Resumen de An Alternate View of the Elliptic Property of a Family of Projectile Paths
Fernández-Chapou and colleagues1 analyzed projectile trajectories and showed an elliptic property hidden in them. For that analysis, they considered projectiles shot from a point with a common value of speed and different angles of projection. Such projectile paths exhibit some interesting characteristics. For example, pairs of projectiles with complementary angles of projection have common values of ranges. This is a well-known property of ideal projectile motion. However, the authors pointed out and demonstrated a little known property of these projectiles, namely, the vertices of these projectiles lie on an ellipse. That ellipse is from a family of projectiles shot from a point with common speed and different angles. We present in this article an alternate view point of observing this hidden ellipse. We emphasize that we don’t use vectors or calculus or Newton’s laws in our analysis. We follow the traditions of Galileo—we use geometry principles We consider here the semi-parabolic paths of the projectiles.
Let us consider a circle of arbitrary radius a in a vertical plane. We draw vertical and horizontal diameters A1B and CD, respectively. From points Ai on the circle in the first quadrant, we draw vertical lines AiOi to CD (see Fig.1).
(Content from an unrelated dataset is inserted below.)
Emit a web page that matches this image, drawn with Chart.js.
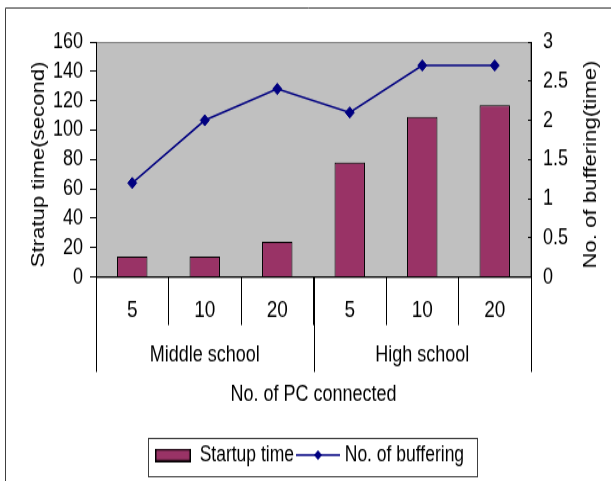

We place plane mirrors inclined at 45° to the horizontal, at mi, the midpoints of the lines AiOi. We let particles fall from rest vertically down from points Ai. They fall along Aimi with uniform acceleration. At mi the particles hit the mirrors and get reflected (in perfectly elastic collision with the mirrors) to move along the horizontal direction with the speed vi, acquired in falling through Aimi. As they so move with the constant speed vi along the horizontal direction, the particles are subjected to uniform acceleration in the vertically downward direction. Thus, the particles are subjected to a uniform motion of constant speed along the horizontal direction and uniformly accelerated motion along the vertically downward direction. As a result of these two simultaneous motions in orthogonal directions, the particles execute a semi-parabolic motion in the vertical plane. We can get the corresponding paths in the second quadrant from symmetry considerations (here, by reflection). The starting points of these parabolic motions (positions of mirrors) are the vertices of the parabolic paths. The locus of these vertices gives the upper half of an ellipse.